New rules on single-use plastic bags in Bahrain from Thursday

Bahraini factories can manufacture degradable plastic bags

Image used for illustrative purpose. A woman carries bags with toilet paper rolls as people queue to buy staple items at a Makro supermarket in Caracas August 4, 2015.

Image used for illustrative purpose. A woman carries bags with toilet paper rolls as people queue to buy staple items at a Makro supermarket in Caracas August 4, 2015.

Reuters/Carlos Garcia Rawlins

Authorities will start regulating the use of single-use plastic bags in Bahrain from Thursday, it has been announced.

However, companies wishing to continue trading in plastic shopping bags, garbage bags and laundry bags are required to apply to the Supreme Council for the Environment (SCE) for a licence, said a statement yesterday.

Council chief executive Dr Mohammed Bin Daina said applications had been received from manufacturers and suppliers and these are currently being studied for their conformity with necessary regulations.

Dr Bin Daina met LuLu Hypermarket director Juzer Rupawala and presented him with the first licence issued by the council to trade in plastic.

The GDN reported on Sunday that an edict issued last month on regulating plastic products in Bahrain was aimed at turning non-biodegradable plastic products into degradable ones in compliance with international standards.

An SCE study found that Bahraini factories can manufacture degradable plastic bags without any changes to their production lines.

It also found that around 47 per cent of local production of plastic bags are degradable – 50pc of which go to supply the local market.

However, following the edict, factories will have to increase their production of degradable plastic bags to 100pc.

Dr Bin Daina also stressed that changing the plastic products from non-biodegradable to biodegradable will come at no extra cost to the end-user.

He clarified that the edict did not prevent the supply of disposable plastic bags to consumers, except for non-biodegradable bags, and didn’t require customers to buy multi-use plastic bags displayed in some markets, adding that providing various types of bags is part of the services offered by shops and markets to consumers.

Under the SCE’s Plastic Products Licensing procedure, the product will be tested by an accredited laboratory and the council will issue a serial number for each product, with the licence valid for a year.

The product will be required to carry the conformity marking and the serial number.

Polyethylene and polyprolelyene sheets, on rolls such as table covers, will also be regulated effective July 25 next year.

Meanwhile, Bahrain Chamber of Commerce and Industry (BCCI) commercial markets committee chairman Abdulhakeem Al Shammari said traders should be allowed a grace period to phase out the single-use plastic bags and replace them with biodegradable ones.

“We support any efforts to protect the environment and by extension the health of the citizens and residents in Bahrain,” he said.

“The plastic waste generated because of the economic and industrial activities are in vast quantities that increase annually – and this decision is aimed at protecting all life forms.

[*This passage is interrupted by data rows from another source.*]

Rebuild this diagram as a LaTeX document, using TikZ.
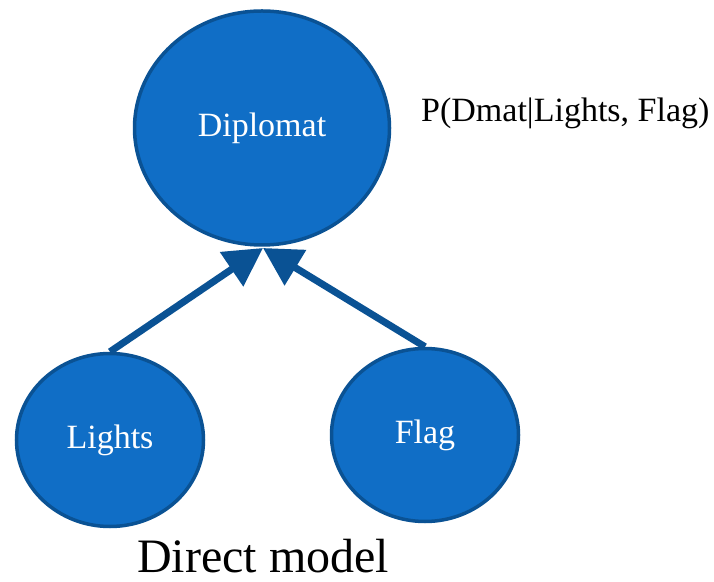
\documentclass[tikz,border=0pt]{standalone}
\usepackage{fontspec}
\setmainfont{Liberation Serif}
\usetikzlibrary{shapes.geometric,arrows.meta}
\definecolor{nodefill}{HTML}{106EC6}
\definecolor{nodeline}{HTML}{0A5294}
\tikzset{
  bnode/.style={ellipse, draw=nodeline, line width=3.5pt, fill=nodefill, text=white, font=\fontsize{34}{38}\selectfont, inner sep=0pt},
  conn/.style={draw=nodeline, line width=7pt, -{Triangle[length=38pt,width=40pt]}}
}
\begin{document}
\begin{tikzpicture}[x=1pt,y=1pt]
\useasboundingbox[fill=white] (0,0) rectangle (714,581);
\node[bnode, minimum width=255pt, minimum height=234pt] (D) at (262,453) {Diplomat};
\node[bnode, minimum width=187pt, minimum height=173pt] (L) at (110,141) {Lights};
\node[bnode, minimum width=187pt, minimum height=173pt] (F) at (425,146) {Flag};
\coordinate (T) at (263,333);
\draw[conn] (L.north) -- (T);
\draw[conn] (F.north) -- (T);
\node[anchor=base west, inner sep=0pt, font=\fontsize{34}{38}\selectfont] (P) at (421,459) {P(Dmat|Lights, Flag)};
\node[anchor=base west, inner sep=0pt, text depth=0pt, font=\fontsize{48}{54}\selectfont] (C) at (137,9) {Direct model};
\end{tikzpicture}
\end{document}
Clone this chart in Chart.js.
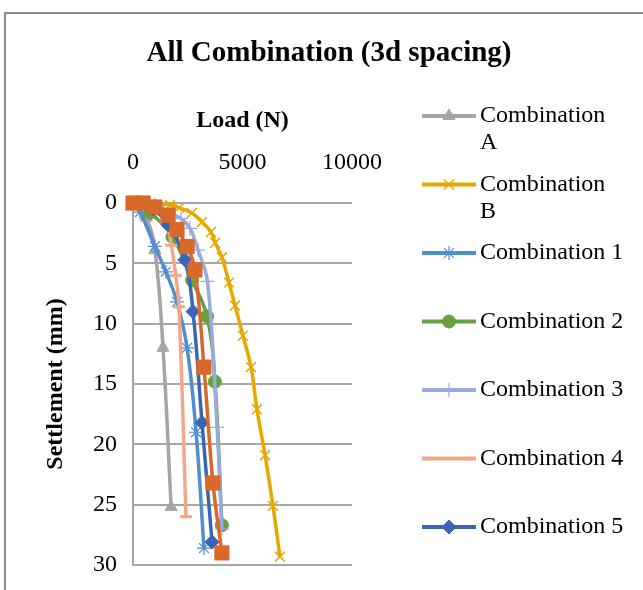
<!DOCTYPE html>
<html>
<head>
<meta charset="utf-8">
<script src="https://cdn.jsdelivr.net/npm/chart.js@4.4.0/dist/chart.umd.min.js"></script>
<style>
  html, body { margin: 0; padding: 0; background: #fff; overflow: hidden; }
  #wrap { position: relative; width: 643px; height: 590px; }
  #frame { position: absolute; left: 4px; top: 12px; width: 700px; height: 700px; border: 2px solid #8c8c8c; box-sizing: border-box; }
  canvas { position: absolute; left: 0; top: 0; }
</style>
</head>
<body>
<div id="wrap">
  <div id="frame"></div>
  <canvas id="chart" width="643" height="590"></canvas>
</div>
<script>
// --- DATA (load in N, settlement in mm) ---
const seriesNames = ['Combination A', 'Combination B', 'Combination 1', 'Combination 2',
                     'Combination 3', 'Combination 4', 'Combination 5', 'Combination 6'];

const loadA = [0, 600, 1000, 1370, 1740];
const settleA = [0, 1.2, 3.9, 12.0, 25.2];

const loadB = [0, 800, 1690, 2100, 2690, 3150, 3560, 3750, 4060, 4380, 4660, 5020, 5390, 5660, 6030, 6390, 6710];
const settleB = [0, 0.05, 0.17, 0.4, 0.83, 1.57, 2.4, 3.3, 4.5, 6.6, 8.5, 11.0, 13.6, 17.1, 20.9, 25.1, 29.3];

const load1 = [0, 320, 1000, 1500, 2010, 2470, 2880, 3240];
const settle1 = [0, 0.75, 3.6, 5.7, 8.2, 12.0, 19.0, 28.6];

const load2 = [0, 780, 1800, 2700, 3380, 3740, 4060];
const settle2 = [0, 0.8, 2.8, 6.4, 9.4, 14.8, 26.7];

const load3 = [0, 1100, 2200, 2600, 2970, 3400, 3840, 4060];
const settle3 = [0, 0.3, 1.3, 2.1, 3.9, 6.5, 18.6, 27.0];

const load4 = [0, 800, 1500, 1750, 1950, 2100, 2420];
const settle4 = [0, 0.3, 1.5, 3.5, 6.0, 8.6, 26.0];

const load5 = [0, 900, 1600, 2370, 2740, 3150, 3610];
const settle5 = [0, 0.5, 1.8, 4.7, 9.0, 18.2, 28.1];

const load6 = [0, 460, 1000, 1600, 2010, 2470, 2830, 3240, 3650, 4060];
const settle6 = [0, 0, 0.33, 1.0, 2.2, 3.6, 5.55, 13.6, 23.2, 29.0];

const loadTicks = [0, 5000, 10000];
const settleTicks = [0, 5, 10, 15, 20, 25, 30];

const serif = "'Liberation Serif', 'Times New Roman', serif";

function pts(xs, ys) {
    return xs.map((x, i) => ({ x: x, y: ys[i] }));
}

// style per series: colour, marker, marker radius, marker line width
const styles = [
    { c: '#a5a5a5', p: 'triangle', r: 7, w: 1 },
    { c: '#e6a800', p: 'crossRot', r: 7, w: 1.5 },
    { c: '#4f8fcc', p: 'star', r: 7, w: 1.2 },
    { c: '#66a040', p: 'circle', r: 6.5, w: 1 },
    { c: '#98aade', p: 'cross', r: 7, w: 1.2 },
    { c: '#f3a78a', p: 'line', r: 6, w: 3 },
    { c: '#3a64b4', p: 'rectRot', r: 7, w: 1 },
    { c: '#d9692b', p: 'rect', r: 10, w: 1 }
];

const allData = [
    pts(loadA, settleA), pts(loadB, settleB), pts(load1, settle1), pts(load2, settle2),
    pts(load3, settle3), pts(load4, settle4), pts(load5, settle5), pts(load6, settle6)
];

const datasets = allData.map((d, i) => ({
    label: seriesNames[i],
    data: d,
    borderColor: styles[i].c,
    backgroundColor: styles[i].c,
    borderWidth: 3.5,
    tension: 0.4,
    pointStyle: styles[i].p,
    pointRadius: styles[i].r,
    pointBorderWidth: styles[i].w,
    pointBackgroundColor: styles[i].c,
    pointBorderColor: styles[i].c,
    clip: false,
    order: allData.length - i   // later series drawn on top
}));

// --- TITLE + SIDE LEGEND ---
function wrapText(ctx, text, maxW) {
    if (ctx.measureText(text).width <= maxW) return [text];
    const k = text.lastIndexOf(' ');
    return [text.slice(0, k), text.slice(k + 1)];
}

const decorPlugin = {
    id: 'decor',
    afterDraw(chart) {
        const ctx = chart.ctx;
        const area = chart.chartArea;
        ctx.save();
        // chart title
        ctx.fillStyle = '#000';
        ctx.font = 'bold 29px ' + serif;
        ctx.textAlign = 'center';
        ctx.textBaseline = 'alphabetic';
        ctx.fillText('All Combination (3d spacing)', 329, 61);

        // legend (entries that do not fit the frame are cut off, as in the source)
        ctx.font = '24px ' + serif;
        ctx.textAlign = 'left';
        ctx.textBaseline = 'middle';
        const x0 = area.right + 70;
        let y = 116;
        chart.data.datasets.forEach(ds => {
            if (y + 14 > chart.height) return;
            ctx.strokeStyle = ds.borderColor;
            ctx.lineWidth = 4;
            ctx.beginPath();
            ctx.moveTo(x0, y);
            ctx.lineTo(x0 + 54, y);
            ctx.stroke();
            ctx.fillStyle = ds.pointBackgroundColor;
            ctx.strokeStyle = ds.pointBorderColor;
            ctx.lineWidth = ds.pointBorderWidth;
            Chart.helpers.drawPoint(ctx, {
                pointStyle: ds.pointStyle, radius: ds.pointRadius,
                borderWidth: ds.pointBorderWidth, rotation: 0
            }, x0 + 27, y);
            ctx.fillStyle = '#000';
            wrapText(ctx, ds.label, 145).forEach((t, j) => ctx.fillText(t, x0 + 58, y + j * 27));
            y += 68.5;
        });
        ctx.restore();
    }
};

new Chart(document.getElementById('chart'), {
    type: 'line',
    data: { datasets: datasets },
    plugins: [decorPlugin],
    options: {
        responsive: false,
        animation: false,
        layout: { padding: { left: 30, top: 100, right: 291, bottom: 25 } },
        plugins: {
            legend: { display: false },
            tooltip: { enabled: false },
            title: { display: false }
        },
        scales: {
            x: {
                type: 'linear',
                position: 'top',
                min: loadTicks[0],
                max: loadTicks[loadTicks.length - 1],
                afterBuildTicks: s => { s.ticks = loadTicks.map(v => ({ value: v })); },
                ticks: {
                    padding: 26, maxRotation: 0, color: '#000',
                    font: { family: serif, size: 24 },
                    callback: v => String(v)
                },
                grid: { display: false, drawTicks: false },
                border: { display: false },
                title: {
                    display: true, text: 'Load (N)', color: '#000',
                    font: { family: serif, size: 24, weight: 'bold' },
                    padding: { top: 6, bottom: 0 }
                },
                afterFit: s => { s.height = 103; s.paddingLeft = 0; s.paddingRight = 0; }
            },
            y: {
                type: 'linear',
                reverse: true,
                min: settleTicks[0],
                max: settleTicks[settleTicks.length - 1],
                afterBuildTicks: s => { s.ticks = settleTicks.map(v => ({ value: v })); },
                ticks: {
                    padding: 16, color: '#000',
                    font: { family: serif, size: 24 },
                    callback: v => String(v)
                },
                grid: { color: '#a6a6a6', lineWidth: 2, drawTicks: false },
                border: { display: true, color: '#a6a6a6', width: 2 },
                title: {
                    display: true, text: 'Settlement (mm)', color: '#000',
                    font: { family: serif, size: 24, weight: 'bold' },
                    padding: { top: 11, bottom: 0 }
                },
                afterFit: s => { s.width = 103; s.paddingTop = 0; s.paddingBottom = 0; }
            }
        }
    }
});
</script>
</body>
</html>
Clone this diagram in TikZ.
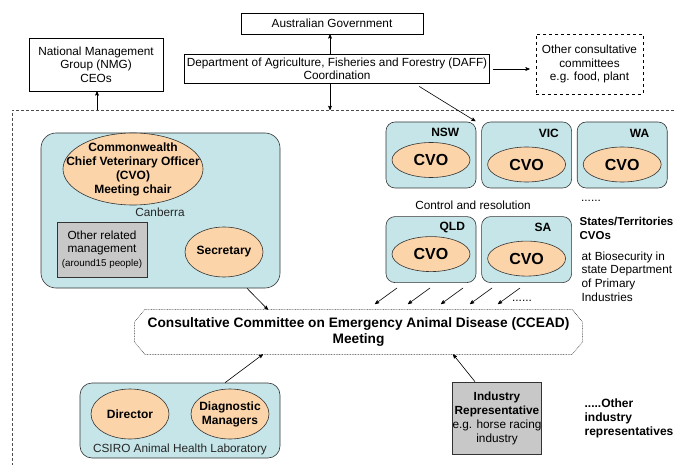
\documentclass[tikz,border=0pt]{standalone}
\usepackage{fontspec}
\setmainfont{Liberation Sans}
\usetikzlibrary{arrows}
\usetikzlibrary{positioning}
\usetikzlibrary{calc}
\usetikzlibrary{shapes.geometric}

\definecolor{paleblue}{RGB}{197,229,232}
\definecolor{peach}{RGB}{251,212,170}
\definecolor{boxgray}{RGB}{200,200,200}

\newcommand{\regtxt}{\fontsize{11.8}{13.5}\selectfont}
\newcommand{\boldtxt}{\fontsize{12}{14}\selectfont\bfseries}
\newcommand{\cvotxt}{\fontsize{16}{18}\selectfont\bfseries}
\newcommand{\smalltxt}{\fontsize{9.8}{12}\selectfont}
\newcommand{\bigtxt}{\fontsize{13.7}{16}\selectfont\bfseries}

\begin{document}
\begin{tikzpicture}[x=1pt,y=-1pt,->,>=stealth',line width=0.6pt,font=\regtxt]
		\tikzstyle{plain}=[draw,rectangle,align=center,inner sep=0pt]
		\tikzstyle{region}=[draw=black!80,fill=paleblue,rounded corners=9pt,minimum width=90pt,minimum height=66pt]
		\tikzstyle{oval}=[draw=black!80,fill=peach,ellipse,inner sep=0pt,align=center,font=\boldtxt]
		\tikzstyle{greybox}=[draw=black!80,fill=boxgray,align=center,inner sep=0pt]
		\useasboundingbox (0,0) rectangle (674,465);
		
		% government level
		\node[plain, minimum width=182pt, minimum height=21pt] (gov) at (332,23.5) {Australian Government};
		\node[plain, minimum width=305pt, minimum height=29pt] (daff) at (337,69) {Department of Agriculture, Fisheries and Forestry (DAFF)\\Coordination};
		\node[plain, minimum width=134pt, minimum height=53pt] (nmg) at (96,64.5) {National Management\\Group (NMG)\\CEOs};
		\node[plain, dashed, minimum width=107pt, minimum height=60pt] (other) at (589.5,64) {Other consultative\\committees\\e.g. food, plant};
		
		% dashed frame round the committee
		\coordinate (frameNW) at (12,110);
		\draw[-, dashed, black!70, dash pattern=on 3pt off 2pt] (674,110) -- (frameNW) -- (12,465);
		\coordinate (nmgin) at (97,110);
		\coordinate (daffin) at (330,110);
		
		% Canberra
		\node[region, rounded corners=15pt, minimum width=239pt, minimum height=155pt] (canberra) at (160.5,210.5) {};
		\node[oval, minimum width=140pt, minimum height=72pt, label={[font=\boldtxt, align=center]center:{Commonwealth\\Chief Veterinary Officer\\(CVO)\\Meeting chair}}] (cwcvo) at (133,169) {};
		\node[text=black!85] (canlbl) at (160,212) {Canberra};
		\node[greybox, minimum width=90pt, minimum height=55pt] (othermgmt) at (102,249.5) {Other related\\management\\{\smalltxt (around15 people)}};
		\node[oval, minimum width=78pt, minimum height=50pt] (secretary) at (224,252) {Secretary};
		
		% states and territories
		\node[region] (nsw) at (431,155) {};
		\node[region, right=5pt of nsw] (vic) {};
		\node[region, right=5pt of vic] (wa) {};
		\node[region, below=28pt of nsw] (qld) {};
		\node[region, right=5pt of qld] (sa) {};
		\node[font=\boldtxt] (nswlbl) at ($(nsw.north east)+(-31,11)$) {NSW};
		\node[font=\boldtxt] (viclbl) at ($(vic.north east)+(-23,12)$) {VIC};
		\node[font=\boldtxt] (walbl) at ($(wa.north east)+(-28,12)$) {WA};
		\node[font=\boldtxt] (qldlbl) at ($(qld.north east)+(-24,11)$) {QLD};
		\node[font=\boldtxt] (salbl) at ($(sa.north east)+(-29,11)$) {SA};
		\node[oval, font=\cvotxt, minimum width=78pt, minimum height=35pt] (nswcvo) at ($(nsw.center)+(0,5)$) {CVO};
		\node[oval, font=\cvotxt, minimum width=78pt, minimum height=35pt] (viccvo) at ($(vic.center)+(0,9.5)$) {CVO};
		\node[oval, font=\cvotxt, minimum width=78pt, minimum height=35pt] (wacvo) at ($(wa.center)+(0,9.5)$) {CVO};
		\node[oval, font=\cvotxt, minimum width=78pt, minimum height=35pt] (qldcvo) at ($(qld.center)+(0,4.5)$) {CVO};
		\node[oval, font=\cvotxt, minimum width=78pt, minimum height=35pt] (sacvo) at ($(sa.center)+(0,9)$) {CVO};
		\node (ctrl) at (473,205) {Control and resolution};
		\node (moredots) at (591,201) {......};
		\node[font=\fontsize{11.5}{14}\selectfont\bfseries, align=left, anchor=west] (stlbl) at (576,228.5) {States/Territories\\CVOs};
		\node[align=left, anchor=west, font=\fontsize{11.8}{13.7}\selectfont] (stnote) at (578,276.5) {at Biosecurity in\\state Department\\of Primary\\Industries};
		
		% the committee
		\node[minimum width=447pt, minimum height=44pt, align=center, font=\bigtxt, inner sep=0pt] (ccead) at (358.5,332) {Consultative Committee on Emergency Animal Disease (CCEAD)\\Meeting};
		\draw[-, dash pattern=on 0.8pt off 0.8pt, line width=0.5pt, black!80] ($(ccead.north west)+(10,0)$) -- ($(ccead.north east)+(-10,0)$) -- ($(ccead.north east)+(0,12)$) -- ($(ccead.south east)+(0,-12)$) -- ($(ccead.south east)+(-10,0)$) -- ($(ccead.south west)+(10,0)$) -- ($(ccead.south west)+(0,-12)$) -- ($(ccead.north west)+(0,12)$) -- cycle;
		
		% CSIRO and industry
		\node[region, rounded corners=12pt, minimum width=200pt, minimum height=75pt] (csiro) at (180,420.5) {};
		\node[oval, minimum width=78pt, minimum height=50pt] (director) at (130,414) {Director};
		\node[oval, minimum width=78pt, minimum height=50pt, label={[font=\boldtxt, align=center]center:{Diagnostic\\Managers}}] (diagmgr) at (230,414) {};
		\node[text=black!85] (csirolbl) at (180,449) {CSIRO Animal Health Laboratory};
		\node[greybox, minimum width=88pt, minimum height=72pt, font=\fontsize{11.8}{14}\selectfont] (industry) at (497,418) {{\bfseries Industry}\\{\bfseries Representative}\\e.g. horse racing\\industry};
		\node[font=\boldtxt, align=left, anchor=west] (otherind) at (581,418) {.....Other\\industry\\representatives};
		
		% connectors
		\draw (daffin |- daff.north) -- (daffin |- gov.south);
		\draw (daffin |- daff.south) -- (daffin);
		\draw (nmgin) -- (nmgin |- nmg.south);
		\draw[shorten <=3pt, shorten >=6pt] (daff.east) -- (daff.east -| other.west);
		\draw[shorten <=5pt, shorten >=1pt] ($(daff.south east)!0.245!(daff.south west)$) -- (nsw.north east);
		\foreach \i/\x in {1/397,2/430,3/463,4/492,5/520} {
			\coordinate (cs\i) at (\x,288);
			\coordinate (ct\i) at (\x-22,304);
			\draw (cs\i) -- (ct\i);
		}
		\node (cvodots) at (522,301) {......};
		\draw ($(canberra.south)+(86.5,0)$) -- ($(ccead.north)+(-90.5,0)$);
		\draw ($(csiro.north)+(45,0)$) -- ($(ccead.south)+(-95.5,0)$);
		\draw ($(industry.north)+(-22,0)$) -- ($(ccead.south)+(94.5,0)$);
		\end{tikzpicture}
\end{document}
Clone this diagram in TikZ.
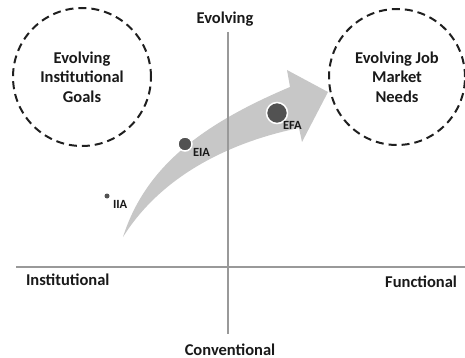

“A grace period will allow the consumption of existing non-biodegradable plastic products in a productive manner as opposed to disposing them of in ways that damage the environment further.

“However, it is crucial to provide a clear date for this process without leaving an open grace period – the maximum period allowed should be three to six months.”

Mr Al Shammari also called for tougher legislation to govern the recycling of plastic products generated by industries as well as plastic wrapping on imported and exported goods which, according to him, constitute a lion’s share of the plastic products. “We also need to look at car bumpers, old computers, electronics and mobile phones which are also thrown away and all contain plastic,” he added.